Fiumalbo is located in the upper Modena Apennines, within the Frignano Regional Park, on the border with Tuscany and at the confluence of two mountain streams, the “Rio Acquicciola” and “Rio delle Pozze”, which join together to form the River Scoltenna.

Why visit

Of all the villages within the Frignano Park, Fiumalbo is the town that has best preserved its historic centre and kept its traditions alive.

Its local dialect is quite distinctive, and differs considerably from others in the area, both on the Emilian and Tuscan sides, constituting one of the most interesting transition points between the northern Italian (Emilian) linguistic strain, to which it belongs, and the central Italian (Tuscan) one, with a result similar to the Veneto language.

When to go and what to see

The small hamlet with its stone houses is nestled in an unspoiled landscape and, with its wild natural surroundings, is a true paradise for walkers during hot summer days.

In winter, Fiumalbo offers Alpine skiing, snowshoe trekking, high-altitude snowmobile rides, free-riding and mountain-biking in the snow. Wearing snowshoes or climbing skins, snowboarders and skiers can reach the Val di Luce ski area from the village, and free ride downhill in absolute freedom with a difference in height of as much as 800 metres.

The placename is said to come from “Flumen Album,” in reference to the foaming waters of the streams that surround the village. While its exact origins are unknown, we know for sure that an early settlement existed as early as 1038. Notable places of interest in its historic centre today include the 13th-century Church of St. Bartholomew, the Renaissance Oratory of St. Rocco, the Oratory of the Immaculate Conception, and the Oratory of St. Catherine.

The Church of St. Catherine of Siena also houses a permanent exhibition of sacred art, with bilingual audio guides available. Among the most valuable works of art, worthy of a special mention are Sacaccino Sacaccini da Carpi’s “Madonna and Child Enthroned,” Saints Bartholomew and John the Baptist from the first half of the 16th century, and the painting of the Last Supper from the mid-1500s, which was once located in the suppressed Dominican convent. Liturgical items made of metal and other objects including liturgical vestments are displayed in glass showcases, documenting the village’s religious tradition.

There is no shortage of designated catch-and-release fishing areas. Fiumalbo also boasts the Italian Touring Club’s “Orange Flag,” a mark of excellence in terms of tourism and the environment in inland areas.

Not to be missed

Absolutely worth visiting in summer or winter are the Celtic Huts with their characteristic stepped roof structure located in the village of Valdare (6 km).

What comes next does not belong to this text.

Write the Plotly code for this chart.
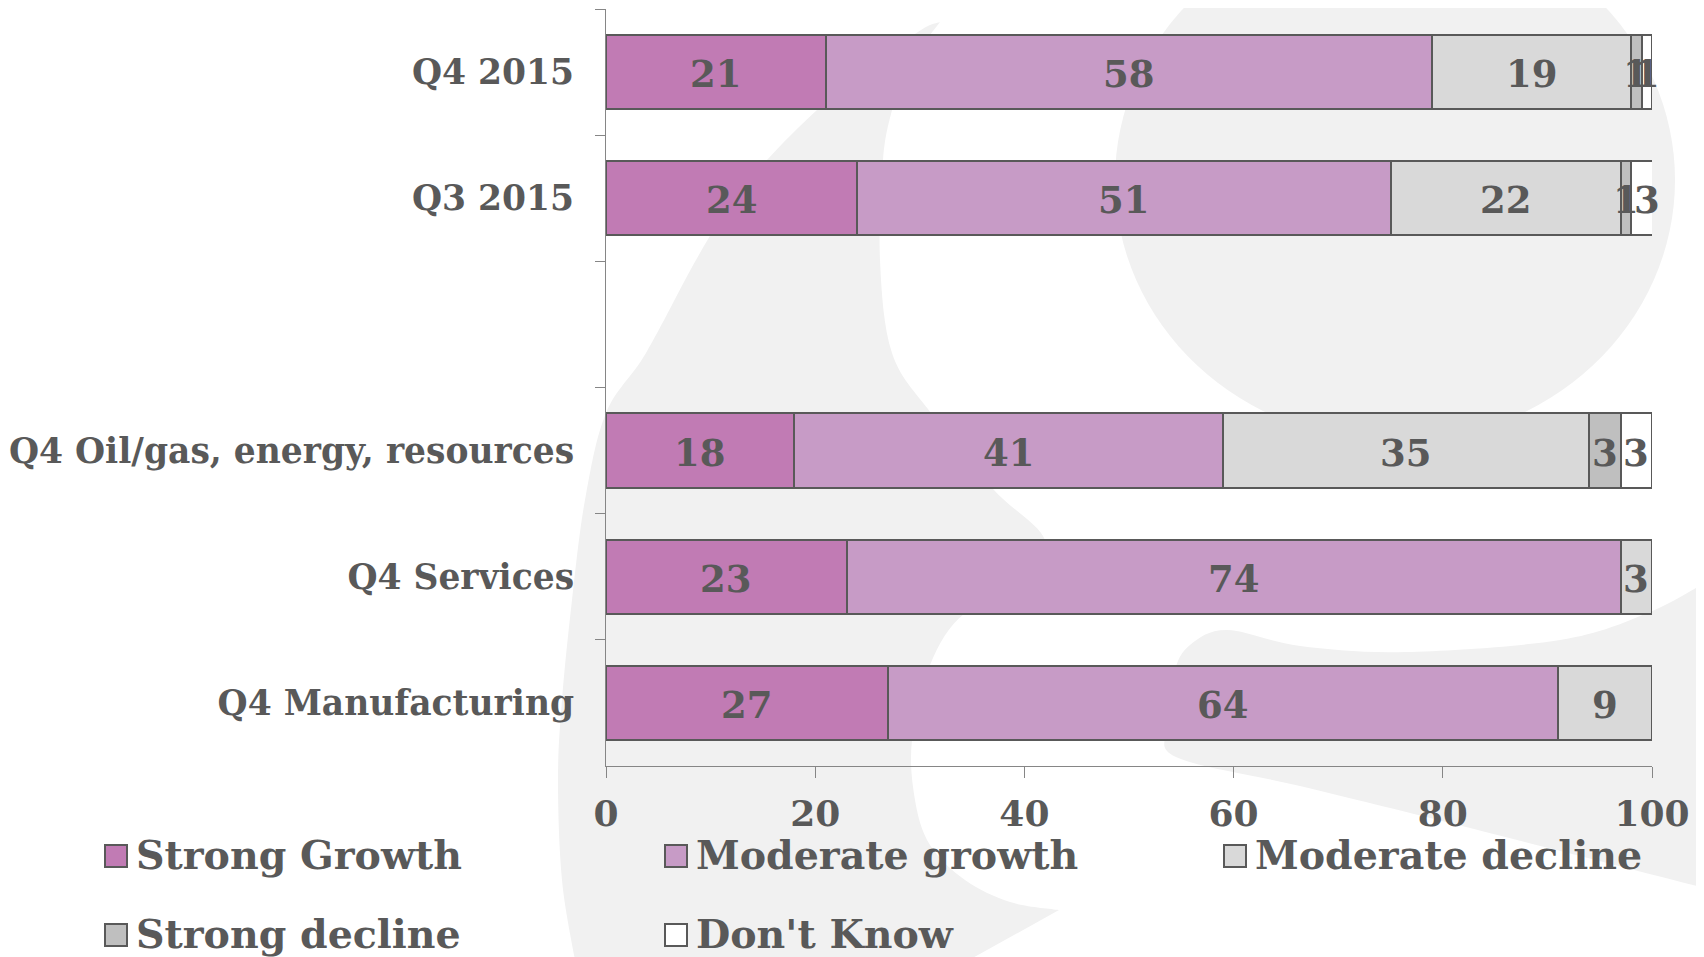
import plotly.graph_objects as go

# ---------------- data ----------------
categories = ["Q4 2015", "Q3 2015", " ", "Q4 Oil/gas, energy, resources",
              "Q4 Services", "Q4 Manufacturing"]
series_names = ["Strong Growth", "Moderate growth", "Moderate decline",
                "Strong decline", "Don't Know"]
strong_growth = [21, 24, None, 18, 23, 27]
moderate_growth = [58, 51, None, 41, 74, 64]
moderate_decline = [19, 22, None, 35, 3, 9]
strong_decline = [1, 1, None, 3, None, None]
dont_know = [1, 3, None, 3, None, None]
x_ticks = [0, 20, 40, 60, 80, 100]

series_values = [strong_growth, moderate_growth, moderate_decline,
                 strong_decline, dont_know]
colors = ["#C17BB4", "#C79BC6", "#D9D9D9", "#BFBFBF", "#FFFFFF"]

# ---------------- layout geometry (pixels) ----------------
OFF = 8                      # page body margin of the html page
W, H = 1704 - OFF, 957 - OFF
ML, MR, MT = 598, 52, 1
PW = W - ML - MR
PH = 757
MB = H - MT - PH
TXT = "#595959"
FONT = "DejaVu Serif"
BG_GREY = "#F1F1F1"


def px(xs):
    """screenshot pixel x -> paper x"""
    return (xs - OFF - ML) / PW


def py(ys):
    """screenshot pixel y -> paper y"""
    return (OFF + MT + PH - ys) / PH


def smooth(points, start=True):
    """Catmull-Rom spline through pixel points -> SVG path in paper coords."""
    pts = [(px(a), py(b)) for a, b in points]
    s = ("M%.5f,%.5f" if start else " L%.5f,%.5f") % pts[0]
    n = len(pts)
    for i in range(n - 1):
        p0 = pts[i - 1] if i > 0 else pts[i]
        p1 = pts[i]
        p2 = pts[i + 1]
        p3 = pts[i + 2] if i + 2 < n else pts[i + 1]
        c1 = (p1[0] + (p2[0] - p0[0]) / 6, p1[1] + (p2[1] - p0[1]) / 6)
        c2 = (p2[0] - (p3[0] - p1[0]) / 6, p2[1] - (p3[1] - p1[1]) / 6)
        s += " C%.5f,%.5f %.5f,%.5f %.5f,%.5f" % (c1 + c2 + p2)
    return s


# background logo shapes (decoration)
band_outer = [(940, 22), (921, 30), (870, 67), (817, 110), (767, 160), (730, 205),
              (696, 260), (646, 353), (606, 413), (585, 500), (572, 600),
              (562, 700), (558, 780), (562, 880), (575, 960)]
band_inner = [(1059, 910), (1010, 902), (965, 880), (930, 845), (915, 800),
              (912, 740), (930, 665), (965, 613), (1030, 585), (1045, 540),
              (993, 489), (931, 413), (892, 353), (880, 260), (883, 160),
              (892, 110), (905, 70), (940, 22)]
band_path = smooth(band_outer) + " L%.5f,%.5f" % (px(969), py(960)) + \
    smooth(band_inner, start=False) + " Z"

tail_pts = [(1720, 574), (1650, 612), (1560, 640), (1405, 652), (1300, 646),
            (1227, 630), (1190, 645), (1174, 673), (1169, 723), (1176, 757),
            (1300, 786), (1450, 823), (1720, 892)]
tail_path = smooth(tail_pts) + " Z"

shapes = [
    dict(type="path", path=band_path, xref="paper", yref="paper",
         fillcolor=BG_GREY, line=dict(width=0), layer="below"),
    dict(type="path", path=tail_path, xref="paper", yref="paper",
         fillcolor=BG_GREY, line=dict(width=0), layer="below"),
    dict(type="circle", xref="paper", yref="paper",
         x0=px(1115), x1=px(1675), y0=py(442), y1=py(-82),
         fillcolor=BG_GREY, line=dict(width=0), layer="below"),
]

annotations = []

# legend drawn manually (3 columns, 2 rows)
leg_cols = [105, 665, 1224]
leg_rows = [845, 924]
sq = 22
for i, name in enumerate(series_names):
    cx = leg_cols[i % 3]
    ry = leg_rows[i // 3]
    shapes.append(dict(type="rect", xref="paper", yref="paper",
                       x0=px(cx), x1=px(cx + sq), y0=py(ry + sq), y1=py(ry),
                       fillcolor=colors[i], line=dict(color=TXT, width=2),
                       layer="above"))
    annotations.append(dict(text=name, xref="paper", yref="paper",
                            x=px(cx + 29), y=py(ry + sq - 12),
                            xanchor="left", yanchor="middle", showarrow=False,
                            font=dict(family=FONT, size=39.5, color=TXT, weight="bold")))

# value labels centred in each segment (positions from the data on the axes)
for ci, cat in enumerate(categories):
    cum = 0
    for vals in series_values:
        v = vals[ci]
        if v is None:
            continue
        annotations.append(dict(text=str(v), xref="x", yref="y", x=cum + v / 2, y=cat,
                                xanchor="center", yanchor="middle", showarrow=False,
                                yshift=-2,
                                font=dict(family=FONT, size=37, color=TXT, weight="bold")))
        cum += v

fig = go.Figure()
for name, vals, col in zip(series_names, series_values, colors):
    fig.add_trace(go.Bar(
        y=categories, x=vals, name=name, orientation="h",
        marker=dict(color=col, line=dict(color=TXT, width=2)),
        showlegend=False, hoverinfo="x+name",
    ))

fig.update_layout(
    width=W, height=H,
    barmode="stack", bargap=0.41,
    margin=dict(l=ML, r=MR, t=MT, b=MB, pad=0),
    paper_bgcolor="white", plot_bgcolor="rgba(0,0,0,0)",
    shapes=shapes, annotations=annotations,
    showlegend=False,
    xaxis=dict(range=[0, 100], tickvals=x_ticks, ticks="outside", ticklen=11,
               tickcolor="#868686", showline=True, linecolor="#868686", linewidth=1,
               showgrid=False, zeroline=False, ticklabelstandoff=5,
               tickfont=dict(family=FONT, size=36, color=TXT, weight="bold")),
    yaxis=dict(categoryorder="array", categoryarray=categories, autorange="reversed",
               tickson="boundaries", ticks="outside", ticklen=10, tickcolor="#868686",
               showline=True, linecolor="#868686", linewidth=1, showgrid=False,
               zeroline=False, ticklabelstandoff=24,
               tickfont=dict(family=FONT, size=34.5, color=TXT, weight="bold")),
)

fig.write_html("out.html")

Clearly visible traces of the passage of the Celts are also found in Doccia, at the foot of Mount Cimone.

Local food specialities

A typical product of Fiumalbo is its “croccante” or almond crunch. The dessert, created by a born-and-bred Fiumalbino, is made exclusively at the pastry shops in the historic centre, and its recipe is still a closely guarded secret known only to a few.

Surrounding area

Foce a Giovo (1,674 m above sea level) is a mountain pass 10 kilometres from Fiumalbo, located between Mount Femminamorta and Mount Borra al Fosso: the Via della Foce (also known as the Ducal Road), built in 1819, passes through, linking today’s Val di Luce, on the Modena side, with Val Fegana, on the Lucca side. Along the way, there are several glacial cirques, particularly on the slopes of Mount Romecchio and Mounts Giovo and Rondinaio; there are several clear lakes which have formed in the basins left by the glaciers such as Lago Santo, Baccio, Turchino, Torbido and Legacci della Porticciola.